Some would support such an argument saying a developing country has the right to place its economic development first and foremost. That once the economy has been developed, when it’s people on average enjoy a higher quality of life, then is the time for debates on protection of unique heritage values. It sits with a body of theory referred to as the Kuznetz Curve that suggests that social and environmental concerns are often dealt with once a nation has healthy and robust economy.
So what are we doing in the land of Oz?
None of this should give us comfort when it comes to our brand of cultural vandalism.
The site in Juukan Gorge destroyed by the mining giant Rio Tinto up in the Pilbara was well known for its outstanding heritage values. It’s the only known inland site showing human occupation through the last ice age. The shelters were in use some 46,000 years ago making them approximately twice as old as the famed Lascaux Caves in France.
Rio Tinto says it has apologised to the traditional owners of the site, the Puutu Kunti Kurrama and Pinikura (PKKP) people.
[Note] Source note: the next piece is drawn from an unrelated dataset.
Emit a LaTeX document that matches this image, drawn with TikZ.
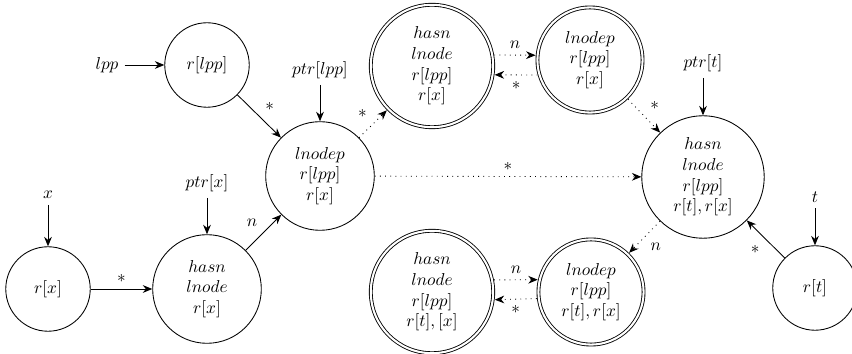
\documentclass[tikz,border=0pt]{standalone}
\usetikzlibrary{arrows.meta}

\begin{document}
\begin{tikzpicture}[x=0.58pt, y=-0.58pt, line width=0.5pt]
    \def\dsmall{49pt}
    \def\dmed{63pt}
    \def\dbig{71pt}
    \def\dring{61pt}
    \tikzset{
        cell/.style={circle, draw, inner sep=0pt, align=center, minimum size=#1},
        dcell/.style={cell=#1, double, double distance=1.2pt, outer sep=1.2pt},
        ptr/.style={-{Stealth[length=5.5pt, width=4.5pt]}},
        may/.style={ptr, dash pattern=on 0.5pt off 2.5pt}
    }
    \useasboundingbox (0,0) rectangle (852,354);

    % points-to cells
    \node[cell=\dsmall] (rlpp) at (207,65) {$r[lpp]$};
    \node[cell=\dmed] (lnp) at (320,176) {$lnodep$\\$r[lpp]$\\$r[x]$};
    \node[cell=\dsmall] (rx) at (48,289) {$r[x]$};
    \node[cell=\dmed] (hx) at (207,289) {$hasn$\\$lnode$\\$r[x]$};
    \node[dcell=\dbig] (tl) at (432,66) {$hasn$\\$lnode$\\$r[lpp]$\\$r[x]$};
    \node[dcell=\dring] (tr) at (590,60) {$lnodep$\\$r[lpp]$\\$r[x]$};
    \node[cell=\dbig] (big) at (703,177) {$hasn$\\$lnode$\\$r[lpp]$\\$r[t],r[x]$};
    \node[cell=\dsmall] (rt) at (815,288) {$r[t]$};
    \node[dcell=\dbig] (bl) at (432,292) {$hasn$\\$lnode$\\$r[lpp]$\\$r[t],[x]$};
    \node[dcell=\dring] (br) at (591,292) {$lnodep$\\$r[lpp]$\\$r[t],r[x]$};

    % variables
    \node (lpp) at (107,65) {$lpp$};
    \node (plpp) at (320,70) {$ptr[lpp]$};
    \node (x) at (48,195) {$x$};
    \node (px) at (207,183) {$ptr[x]$};
    \node (pt) at (703,63) {$ptr[t]$};
    \node (t) at (815,197) {$t$};

    \foreach \a/\b in {lpp/rlpp, plpp/lnp, x/rx, px/hx, pt/big, t/rt} {
        \draw[ptr] (\a) -- (\b);
    }

    % definite edges
    \draw[ptr] (rx) -- node[above] {$*$} (hx);
    \draw[ptr] (rlpp) -- node[above right] {$*$} (lnp);
    \draw[ptr] (hx) -- node[above left] {$n$} (lnp);
    \draw[ptr] (rt) -- node[below left] {$*$} (big);

    % possible edges
    \draw[may] (lnp) -- node[above left] {$*$} (tl);
    \draw[may] (lnp) -- node[above] {$*$} (big);
    \draw[may] (tr) -- node[above right] {$*$} (big);
    \draw[may] (big) -- node[below right] {$n$} (br);
    \draw[may] (tl.10) -- node[above] {$n$} (tr.175);
    \draw[may] (tr.196) -- node[below] {$*$} (tl.-8);
    \draw[may] (bl.11) -- node[above] {$n$} (br.167);
    \draw[may] (br.187) -- node[below] {$*$} (bl.-7);

\end{tikzpicture}
\end{document}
“Our relationship with the PKKP matters a lot to Rio Tinto,” says Rio Tinto Iron Ore Chief Executive Chris Salisbury. But apparently, it doesn’t matter so much that the mining giant even informed the PKKP they were planning to demolish the caves. The PKKP only found out about the plans when they asked, about a week before the demolition, for access to the shelters for NAIDOC Week in July.
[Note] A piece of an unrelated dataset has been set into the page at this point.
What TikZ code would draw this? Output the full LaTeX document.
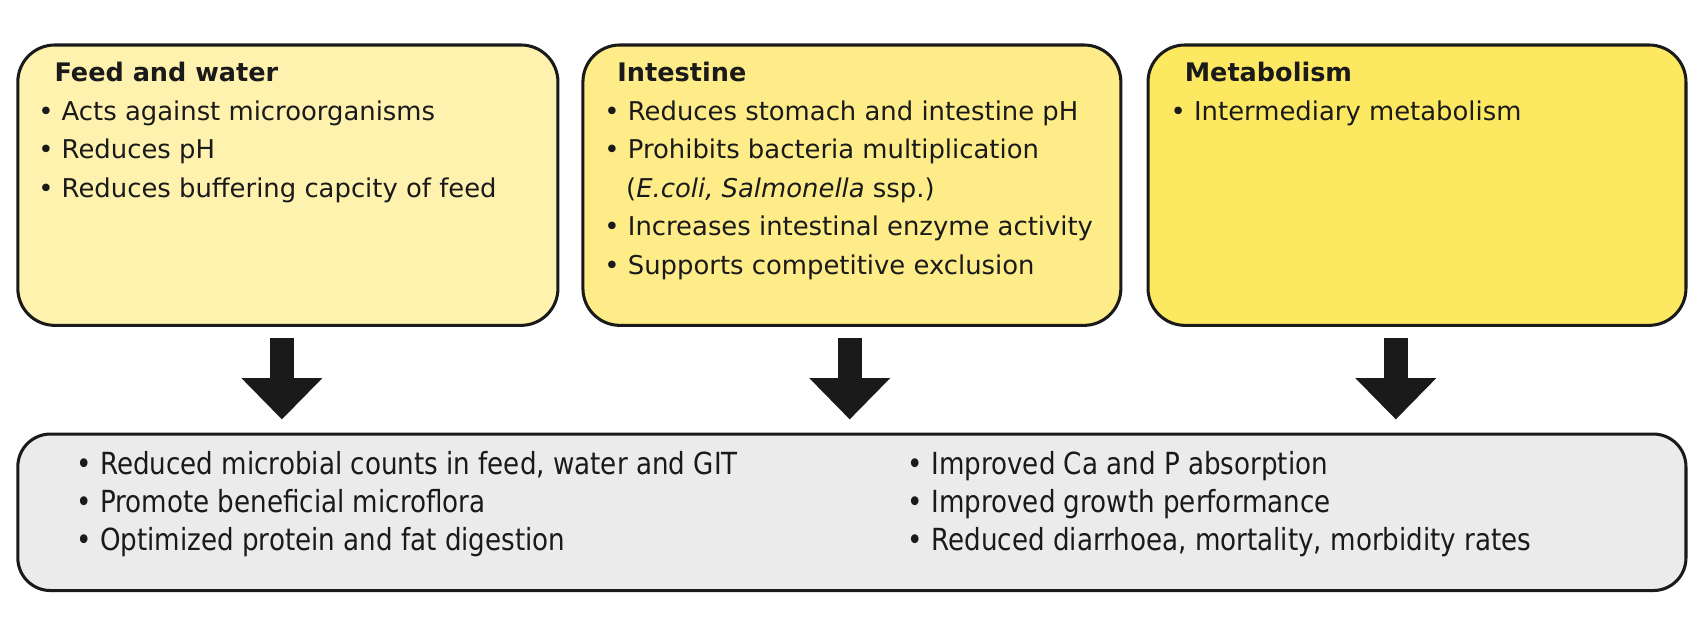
\documentclass[tikz,border=0pt]{standalone}
\usepackage{fontspec}
\setmainfont{DejaVu Sans}
\newfontfamily\condfont[FakeStretch=0.86]{DejaVu Sans}
\usetikzlibrary{arrows.meta,calc}
\definecolor{boxA}{HTML}{FEF2AE}
\definecolor{boxB}{HTML}{FEEC88}
\definecolor{boxC}{HTML}{FDE862}
\definecolor{boxD}{HTML}{EBEBEB}
\definecolor{ink}{HTML}{1A1A1A}
\tikzset{
  panel/.style={draw=ink, line width=2.8pt, rounded corners=34pt, inner sep=0pt},
  txt/.style={anchor=base west, inner sep=0pt, font=\fontsize{23.8}{28}\selectfont, text=ink},
  ttl/.style={txt, font=\fontsize{23.5}{28}\selectfont\bfseries},
  btxt/.style={txt, font=\fontsize{28}{32}\selectfont\condfont},
  bigarrow/.style={draw=ink, line width=22pt, -{Triangle[width=72pt,length=38pt]}}
}
\begin{document}
\begin{tikzpicture}[x=1pt,y=-1pt]
\useasboundingbox (0,0) rectangle (1568,575);
% boxes
\node[panel, fill=boxA, minimum width=497pt, minimum height=258pt, anchor=north west] (b1) at (15,40) {};
\node[panel, fill=boxB, minimum width=495pt, minimum height=258pt, anchor=north west] (b2) at (535,40) {};
\node[panel, fill=boxC, minimum width=495pt, minimum height=258pt, anchor=north west] (b3) at (1055,40) {};
\node[panel, fill=boxD, rounded corners=30pt, minimum width=1535pt, minimum height=144pt, anchor=north west] (b4) at (15,398) {};
% box 1 text
\node[ttl] (t1) at (50,75) {Feed and water};
\node[txt] (l11) at (35,110.5) {• Acts against microorganisms};
\node[txt] (l12) at (35,146) {• Reduces pH};
\node[txt] (l13) at (35,181.5) {• Reduces buffering capcity of feed};
% box 2 text
\node[ttl] (t2) at (568,75) {Intestine};
\node[txt] (l21) at (556,110.5) {• Reduces stomach and intestine pH};
\node[txt] (l22) at (556,146) {• Prohibits bacteria multiplication};
\node[txt] (l23) at (576,181.5) {(\textit{E.coli, Salmonella} ssp.)};
\node[txt] (l24) at (556,217) {• Increases intestinal enzyme activity};
\node[txt] (l25) at (556,252.5) {• Supports competitive exclusion};
% box 3 text
\node[ttl] (t3) at (1090,75) {Metabolism};
\node[txt] (l31) at (1077,110.5) {• Intermediary metabolism};
% bottom text
\node[btxt] (m1) at (70,437) {• Reduced microbial counts in feed, water and GIT};
\node[btxt] (m2) at (70,472) {• Promote beneficial microflora};
\node[btxt] (m3) at (70,507) {• Optimized protein and fat digestion};
\node[btxt] (m4) at (835,437) {• Improved Ca and P absorption};
\node[btxt] (m5) at (835,472) {• Improved growth performance};
\node[btxt] (m6) at (835,507) {• Reduced diarrhoea, mortality, morbidity rates};
% arrows
\coordinate (a1s) at ($(b1.south)+(-5.5,10)$);
\coordinate (a2s) at ($(b2.south)+(-2,10)$);
\coordinate (a3s) at ($(b3.south)+(-19.5,10)$);
\draw[bigarrow] (a1s) -- ($(a1s |- b4.north)+(0,-12)$);
\draw[bigarrow] (a2s) -- ($(a2s |- b4.north)+(0,-12)$);
\draw[bigarrow] (a3s) -- ($(a3s |- b4.north)+(0,-12)$);
\end{tikzpicture}
\end{document}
Rio Tinto then went on to suggest that the PKKP had failed to make clear concerns about preserving the site during years of consultation between the two parties, something representatives of the PKKP strongly denied saying Rio was told in October about the significance of the rock shelters (and again as recently as March).
While the demolition was legal under outdated WA heritage protection laws it’s hard to see how such cultural vandalism would have been allowed to proceed if there had been any public airing of what was about to occur.
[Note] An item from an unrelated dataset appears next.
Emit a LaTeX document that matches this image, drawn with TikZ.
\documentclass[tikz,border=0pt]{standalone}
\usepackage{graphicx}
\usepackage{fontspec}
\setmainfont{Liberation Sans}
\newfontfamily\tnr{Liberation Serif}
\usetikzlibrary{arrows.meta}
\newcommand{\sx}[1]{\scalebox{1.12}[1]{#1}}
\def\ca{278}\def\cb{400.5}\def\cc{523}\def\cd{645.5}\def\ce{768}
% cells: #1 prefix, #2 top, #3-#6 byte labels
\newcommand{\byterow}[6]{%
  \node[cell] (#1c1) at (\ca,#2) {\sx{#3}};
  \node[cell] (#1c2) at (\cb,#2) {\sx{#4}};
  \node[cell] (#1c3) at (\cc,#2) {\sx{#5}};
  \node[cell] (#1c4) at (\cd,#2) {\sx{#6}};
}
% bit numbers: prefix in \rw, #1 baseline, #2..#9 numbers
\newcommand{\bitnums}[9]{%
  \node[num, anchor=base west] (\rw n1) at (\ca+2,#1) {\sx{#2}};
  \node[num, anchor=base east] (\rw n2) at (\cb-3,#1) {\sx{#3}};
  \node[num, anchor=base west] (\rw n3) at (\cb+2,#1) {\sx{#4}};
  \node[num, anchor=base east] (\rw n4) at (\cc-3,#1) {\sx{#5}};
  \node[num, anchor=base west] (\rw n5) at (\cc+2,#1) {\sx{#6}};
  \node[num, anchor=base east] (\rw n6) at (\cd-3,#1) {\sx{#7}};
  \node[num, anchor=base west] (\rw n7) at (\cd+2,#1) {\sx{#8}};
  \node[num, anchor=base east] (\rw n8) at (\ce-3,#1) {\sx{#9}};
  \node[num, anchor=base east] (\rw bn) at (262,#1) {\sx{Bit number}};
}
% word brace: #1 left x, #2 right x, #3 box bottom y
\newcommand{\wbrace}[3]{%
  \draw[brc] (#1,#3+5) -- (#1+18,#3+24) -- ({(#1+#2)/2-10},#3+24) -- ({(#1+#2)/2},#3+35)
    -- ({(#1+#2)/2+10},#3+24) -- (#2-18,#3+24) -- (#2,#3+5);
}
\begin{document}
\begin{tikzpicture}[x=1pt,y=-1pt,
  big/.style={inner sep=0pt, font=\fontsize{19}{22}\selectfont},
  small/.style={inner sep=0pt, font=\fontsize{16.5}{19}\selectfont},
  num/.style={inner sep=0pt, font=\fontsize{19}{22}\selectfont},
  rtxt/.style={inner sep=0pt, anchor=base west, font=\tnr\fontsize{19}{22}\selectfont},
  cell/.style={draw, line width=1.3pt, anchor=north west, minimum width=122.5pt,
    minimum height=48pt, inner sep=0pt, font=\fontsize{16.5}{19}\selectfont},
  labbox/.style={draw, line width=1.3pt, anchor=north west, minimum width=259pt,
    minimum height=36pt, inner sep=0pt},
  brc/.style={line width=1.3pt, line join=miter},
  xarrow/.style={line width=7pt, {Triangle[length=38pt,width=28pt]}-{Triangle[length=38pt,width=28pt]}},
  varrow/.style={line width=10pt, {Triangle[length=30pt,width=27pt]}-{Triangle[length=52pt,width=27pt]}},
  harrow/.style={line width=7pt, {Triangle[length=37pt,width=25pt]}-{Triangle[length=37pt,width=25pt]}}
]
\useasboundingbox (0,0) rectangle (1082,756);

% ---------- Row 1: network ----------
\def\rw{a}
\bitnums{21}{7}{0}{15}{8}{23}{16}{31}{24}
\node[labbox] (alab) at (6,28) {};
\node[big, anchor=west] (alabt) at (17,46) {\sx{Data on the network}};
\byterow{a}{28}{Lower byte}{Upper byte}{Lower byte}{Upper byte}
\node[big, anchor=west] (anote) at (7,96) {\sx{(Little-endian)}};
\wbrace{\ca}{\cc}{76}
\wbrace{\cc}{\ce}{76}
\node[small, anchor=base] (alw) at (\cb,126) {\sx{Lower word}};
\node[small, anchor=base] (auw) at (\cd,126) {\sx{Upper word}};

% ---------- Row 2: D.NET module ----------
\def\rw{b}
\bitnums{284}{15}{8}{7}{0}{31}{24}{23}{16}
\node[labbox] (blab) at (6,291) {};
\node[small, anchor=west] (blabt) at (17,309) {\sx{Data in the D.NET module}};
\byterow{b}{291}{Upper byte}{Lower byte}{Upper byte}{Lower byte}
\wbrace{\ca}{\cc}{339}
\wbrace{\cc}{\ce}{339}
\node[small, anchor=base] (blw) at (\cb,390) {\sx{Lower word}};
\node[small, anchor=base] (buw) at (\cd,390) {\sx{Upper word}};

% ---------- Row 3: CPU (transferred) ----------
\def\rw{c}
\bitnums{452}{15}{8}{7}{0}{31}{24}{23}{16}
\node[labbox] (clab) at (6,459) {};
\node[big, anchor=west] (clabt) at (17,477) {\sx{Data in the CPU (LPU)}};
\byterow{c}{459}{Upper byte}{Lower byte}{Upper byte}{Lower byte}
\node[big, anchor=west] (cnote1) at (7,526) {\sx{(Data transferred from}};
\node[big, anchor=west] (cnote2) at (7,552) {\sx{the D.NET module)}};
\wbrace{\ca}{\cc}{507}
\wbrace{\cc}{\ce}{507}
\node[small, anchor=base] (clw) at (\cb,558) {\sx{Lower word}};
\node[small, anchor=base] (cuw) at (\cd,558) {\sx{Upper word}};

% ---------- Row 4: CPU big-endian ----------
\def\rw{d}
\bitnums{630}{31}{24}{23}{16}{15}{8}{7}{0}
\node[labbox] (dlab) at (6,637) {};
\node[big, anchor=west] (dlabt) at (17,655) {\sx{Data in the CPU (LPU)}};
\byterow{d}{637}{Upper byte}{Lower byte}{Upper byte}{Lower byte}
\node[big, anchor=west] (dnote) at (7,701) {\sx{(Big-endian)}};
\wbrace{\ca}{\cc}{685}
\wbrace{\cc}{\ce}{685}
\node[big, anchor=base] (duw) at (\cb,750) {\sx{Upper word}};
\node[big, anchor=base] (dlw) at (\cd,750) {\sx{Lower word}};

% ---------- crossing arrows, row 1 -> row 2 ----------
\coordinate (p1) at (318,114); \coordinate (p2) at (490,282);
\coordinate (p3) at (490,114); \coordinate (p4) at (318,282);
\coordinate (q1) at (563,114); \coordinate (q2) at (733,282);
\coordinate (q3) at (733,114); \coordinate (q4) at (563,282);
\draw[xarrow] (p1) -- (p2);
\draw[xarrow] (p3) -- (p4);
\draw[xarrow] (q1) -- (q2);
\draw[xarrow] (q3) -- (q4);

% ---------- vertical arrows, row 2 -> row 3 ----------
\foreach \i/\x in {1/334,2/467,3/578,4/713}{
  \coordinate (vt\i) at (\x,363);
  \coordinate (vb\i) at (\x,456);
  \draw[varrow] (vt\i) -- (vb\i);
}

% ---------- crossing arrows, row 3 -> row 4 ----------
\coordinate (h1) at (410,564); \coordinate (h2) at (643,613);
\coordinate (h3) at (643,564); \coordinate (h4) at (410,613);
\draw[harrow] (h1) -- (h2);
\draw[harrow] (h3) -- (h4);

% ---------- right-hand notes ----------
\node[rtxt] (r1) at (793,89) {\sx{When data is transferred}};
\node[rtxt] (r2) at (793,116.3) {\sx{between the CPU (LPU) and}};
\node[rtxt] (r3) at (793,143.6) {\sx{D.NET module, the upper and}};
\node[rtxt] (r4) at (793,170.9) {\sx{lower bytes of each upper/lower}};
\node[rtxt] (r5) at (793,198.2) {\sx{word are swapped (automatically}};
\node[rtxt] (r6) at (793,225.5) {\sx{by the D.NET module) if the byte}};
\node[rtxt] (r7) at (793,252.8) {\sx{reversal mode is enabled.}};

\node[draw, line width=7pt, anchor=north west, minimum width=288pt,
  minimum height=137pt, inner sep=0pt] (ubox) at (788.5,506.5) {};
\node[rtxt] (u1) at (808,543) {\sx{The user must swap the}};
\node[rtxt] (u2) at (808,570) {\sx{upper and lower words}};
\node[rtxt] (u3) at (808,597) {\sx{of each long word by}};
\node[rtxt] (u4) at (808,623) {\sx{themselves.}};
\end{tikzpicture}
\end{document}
According to news reports, the federal minister for Indigenous Affairs was informed about the imminent destruction of the caves in the days before it occurred but did nothing about it.
The WA Minister for Aboriginal Affairs claims he didn’t even know the demolition was happening.
And the perpetrators themselves are making few comments (though they released an apology several days after the destruction – possibly realising that in so overreaching acceptable behaviour that their social licence to operate was in question).
Things will change?
Clearly, something has gone horribly wrong here. At the very least there has been a terrible lapse in national and state governance, and an appalling lapse in corporate social responsibility. Everyone has expressed regret over what happened, but no-one has accepted responsibility.
Things will change our political leaders are belatedly telling us. WA hopes to pass its new improved Aboriginal cultural heritage bill later this year; the existing law that permitted this destruction is almost 50 years old and crafted in a different age when it comes to respecting Aboriginal culture.
Federal Indigenous Affairs minister Ken Wyatt has now called for Indigenous cultural protection to be addressed in the current review of the EPBC Act. It’s interesting that the discussion paper put out for the EPBC review seems to put a lot of emphasis on Indigenous issues. It’s ironic that this desecration by Rio Tinto should occur while this review is in train.
The caves at Juukan Gorge contained inestimable anthropological and cultural value, as did Hasankeyf and the Bamiyan Bhuddas. Unlike Hasankeyf and the Bhuddas, the caves lay in a stable, democratic and developed nation that tells the world it respects and protects Indigenous culture.
What happened last week at Juukan Gorge shines a light on the truth of this claim. It can never be allowed to happen again.
Image: Rio Tinto prepares explosives that will destroy a 46,000 year old Aboriginal shelter in Juukan Gorge. (PKKP Aboriginal Corporation.)